The overarching framework: HR Strategy, Steering & Governance
Across the entire platform, HR Strategy, Steering & Governance acts as the strategic foundation of the organisation, with AI governance as an explicitly new management task. It provides direction, sets guidelines and connects the layers into a coherent whole.
Much of this is not entirely new. Rather, it finally delivers on promises that have been made time and again since Ulrich’s original reflections, but rarely consistently fulfilled: strategic advice on an equal footing with the business and a clear separation of routine tasks and value creation. Added to this is a dimension that Ulrich had not yet envisaged, but which is indispensable today: data and technology expertise as an integral part of HR.
The AI-centred HR value chain
The AI-centred vision outlines the roles HR will need in the future. However, it does not yet show how these roles interact to actually deliver HR performance. This is precisely what the AI-centred value chain brings to light.
An analogy helps: in future, HR will function more like a modern software company than a traditional administrative function. Needs are identified from usage data, solutions are configured from reusable building blocks, delivered continuously, measured in real time and further developed based on their impact. People remain central, but in different areas than today: where judgement, relationships and responsibility matter.
The key changes along the chain can be grouped into three patterns:
a) Anticipating rather than reacting: HR identifies needs before they are asked for
Today, HR reacts to reported needs – via standard processes, governance cycles or escalations from the business. In future, AI will proactively identify areas requiring action from data patterns (engagement, remuneration, performance, turnover risk) and suggest personalised measures. The customer benefit determines where this occurs as a supplement and where it replaces existing processes. HR validates, prioritises and decides. (Stages: (1) Detect Need, (2) Advice on Service Selection)
b) Configure rather than execute: AI delivers, humans intervene where necessary
Solutions are no longer designed and implemented manually for every individual case, but are configured from AI and agent modules and delivered in a customised form.
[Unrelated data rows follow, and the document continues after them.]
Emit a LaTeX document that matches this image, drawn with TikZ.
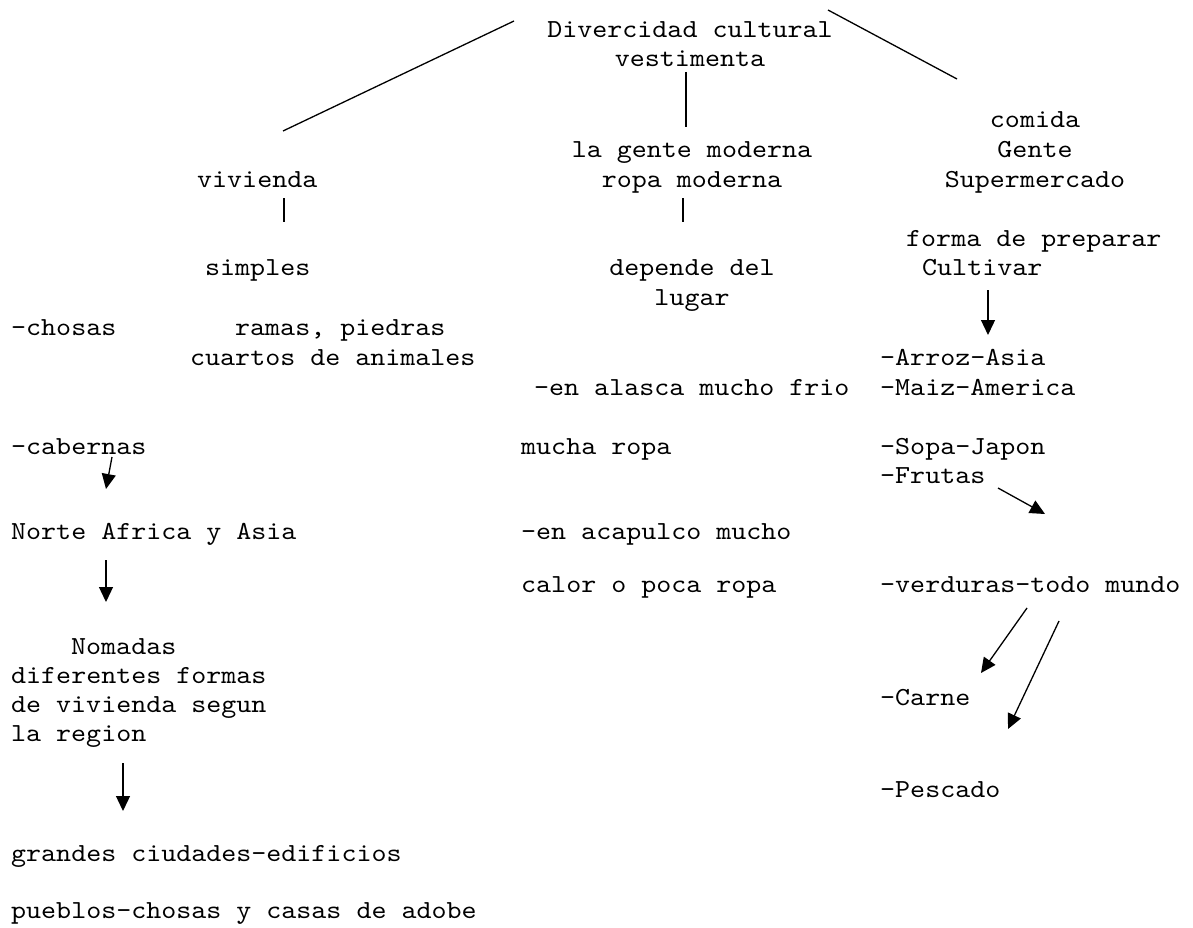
\documentclass[tikz,border=0pt]{standalone}
\usepackage{fontspec}
\newfontfamily\courtt{lmmono10-regular.otf}[FakeStretch=1.1]
\usetikzlibrary{arrows.meta}
\tikzset{
  txt/.style={anchor=base west,inner sep=0pt,font=\courtt\fontsize{26}{30}\selectfont},
  ctxt/.style={txt,anchor=base},
  link/.style={line width=1.3pt},
  arr/.style={line width=1.3pt,-{Triangle[length=15pt,width=14pt]}}
}
\begin{document}
\begin{tikzpicture}[x=1pt,y=-1pt]
\useasboundingbox (0,0) rectangle (1193,928);
% top
\node[ctxt] (dc1) at (690,38) {Divercidad cultural};
\node[ctxt] (dc2) at (690,67) {vestimenta};
% vivienda
\node[txt] (viv) at (197,188) {vivienda};
\node[txt] (simp) at (205,275) {simples};
\node[txt] (chos) at (11,335) {-chosas};
\node[txt] (ram1) at (235,335) {ramas, piedras};
\node[txt] (ram2) at (190,365) {cuartos de animales};
\node[txt] (cab) at (11,454) {-cabernas};
\node[txt] (nor) at (11,539) {Norte Africa y Asia};
\node[txt] (nom1) at (71,654) {Nomadas};
\node[txt] (nom2) at (11,683) {diferentes formas};
\node[txt] (nom3) at (11,712) {de vivienda segun};
\node[txt] (nom4) at (11,741) {la region};
\node[txt] (gra) at (11,861) {grandes ciudades-edificios};
\node[txt] (pue) at (11,918) {pueblos-chosas y casas de adobe};
% vestimenta
\node[ctxt] (mod1) at (692,158) {la gente moderna};
\node[ctxt] (mod2) at (692,188) {ropa moderna};
\node[ctxt] (dep1) at (692,275) {depende del};
\node[ctxt] (dep2) at (692,305) {lugar};
\node[txt] (ala) at (534,395) {-en alasca mucho frio};
\node[txt] (muc) at (521,454) {mucha ropa};
\node[txt] (aca) at (521,539) {-en acapulco mucho};
\node[txt] (cal) at (521,592) {calor o poca ropa};
% comida
\node[ctxt] (com1) at (1035,128) {comida};
\node[ctxt] (com2) at (1035,158) {Gente};
\node[ctxt] (com3) at (1035,188) {Supermercado};
\node[txt] (for1) at (906,246) {forma de preparar};
\node[txt] (for2) at (922,275) {Cultivar};
\node[txt] (arr) at (880,365) {-Arroz-Asia};
\node[txt] (mai) at (880,395) {-Maiz-America};
\node[txt] (sop) at (880,454) {-Sopa-Japon};
\node[txt] (fru) at (880,483) {-Frutas};
\node[txt] (ver) at (880,592) {-verduras-todo mundo};
\node[txt] (car) at (880,705) {-Carne};
\node[txt] (pes) at (880,797) {-Pescado};
% ends of the connectors
\coordinate (t1) at (514,21);
\coordinate (t2) at (283,131);
\coordinate (t3) at (828,10);
\coordinate (t4) at (957,79);
\coordinate (t5) at (686,72);
\coordinate (t6) at (686,127);
\coordinate (v1) at (284,198);
\coordinate (v2) at (284,222);
\coordinate (m1) at (683,198);
\coordinate (m2) at (683,222);
\coordinate (c1) at (988,290);
\coordinate (c2) at (988,335);
\coordinate (k1) at (112,457);
\coordinate (k2) at (106,489);
\coordinate (n1) at (106,560);
\coordinate (n2) at (106,602);
\coordinate (r1) at (123,763);
\coordinate (r2) at (123,811);
\coordinate (f1) at (998,488);
\coordinate (f2) at (1045,514);
\coordinate (w1) at (1027,608);
\coordinate (w2) at (981,673);
\coordinate (w3) at (1059,621);
\coordinate (w4) at (1008,729);
\draw[link] (t1) -- (t2);
\draw[link] (t3) -- (t4);
\draw[link] (t5) -- (t6);
\draw[link] (v1) -- (v2);
\draw[link] (m1) -- (m2);
\draw[arr] (c1) -- (c2);
\draw[arr] (k1) -- (k2);
\draw[arr] (n1) -- (n2);
\draw[arr] (r1) -- (r2);
\draw[arr] (f1) -- (f2);
\draw[arr] (w1) -- (w2);
\draw[arr] (w3) -- (w4);
\end{tikzpicture}
\end{document}
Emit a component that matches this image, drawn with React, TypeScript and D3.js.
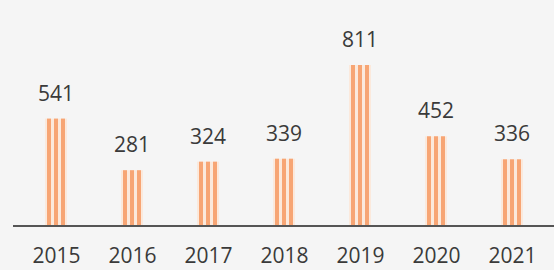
import React, { useEffect, useRef } from 'react';
import * as d3 from 'd3';

const years = ['2015', '2016', '2017', '2018', '2019', '2020', '2021'];
const counts = [541, 281, 324, 339, 811, 452, 336];

const W = 554;
const H = 270;

export default function App() {
  const svgRef = useRef<SVGSVGElement>(null);

  useEffect(() => {
    if (!svgRef.current) return;
    const svg = d3.select(svgRef.current);
    svg.selectAll('*').remove();

    const baseY = 226;
    const font = 'Open Sans, sans-serif';

    const x = d3.scalePoint<string>()
      .domain(years)
      .range([56, 512]);

    const y = d3.scaleLinear()
      .domain([0, 811])
      .range([baseY, 65]);

    svg.append('rect')
      .attr('width', W)
      .attr('height', H)
      .attr('fill', '#f5f5f5');

    // each bar is three thin stripes with light gaps
    const stripeOffsets = [-9, -2, 5];
    const g = svg.append('g');
    years.forEach((yr, i) => {
      const cx = x(yr)!;
      // faint halo behind the stripes
      g.append('rect')
        .attr('x', cx - 11)
        .attr('y', y(counts[i]))
        .attr('width', 22)
        .attr('height', baseY - y(counts[i]))
        .attr('fill', '#fbe9dc');
      stripeOffsets.forEach(off => {
        g.append('rect')
          .attr('x', cx + off)
          .attr('y', y(counts[i]))
          .attr('width', 4)
          .attr('height', baseY - y(counts[i]))
          .attr('fill', '#f7a574');
      });
    });

    // value labels
    svg.append('g')
      .selectAll('text')
      .data(counts)
      .join('text')
      .attr('x', (_, i) => x(years[i])!)
      .attr('y', d => y(d) - 18)
      .attr('text-anchor', 'middle')
      .attr('font-family', font)
      .attr('font-size', 21)
      .attr('fill', '#3a3a3a')
      .text(d => d);

    // axis
    const axis = svg.append('g')
      .attr('transform', `translate(0,${baseY})`)
      .call(d3.axisBottom(x).tickSize(0).tickPadding(22));
    axis.select('.domain').remove();
    axis.append('line')
      .attr('x1', 13)
      .attr('x2', W)
      .attr('stroke', '#555')
      .attr('stroke-width', 2);
    axis.selectAll('.tick text')
      .attr('font-family', font)
      .attr('font-size', 21)
      .attr('fill', '#3a3a3a')
      .attr('dy', '0.71em');
  }, []);

  return (
    <div style={{ position: 'fixed', left: 0, top: 0 }}>
      <svg ref={svgRef} width={W} height={H} style={{ display: 'block' }} />
    </div>
  );
}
Personalised advice is focused where it truly adds value: on complex leadership, career or conflict issues. (Stages: (3) Deliver Service, (7) Design Solution)
c) Controlling rather than documenting: measuring impact and quality becomes a core task
Impact is no longer assessed retrospectively and on a random basis, but is continuously measured against business outcomes. AI inputs and outputs are actively monitored; the portfolio is managed on an evidence-based rather than capacity-driven basis; data and technology shift from a supporting role in IT to the responsibility of HR. (Stages: (4) Measure Impact, (5) Supervise Services, (6) Manage Portfolio, (8) Manage Technology & Data)
The individual changes are logical in themselves, but their impact only emerges through their interaction along the chain. Anyone who merely sets up AI-supported demand identification without considering delivery and impact measurement will gain additional data but little impact.
And yes: this is not a roadmap for the next quarter. Much of it lies further in the future, depending on data maturity, technological development and regulatory frameworks. It remains a bit of a crystal ball, but one that helps steer today’s decisions in the right direction.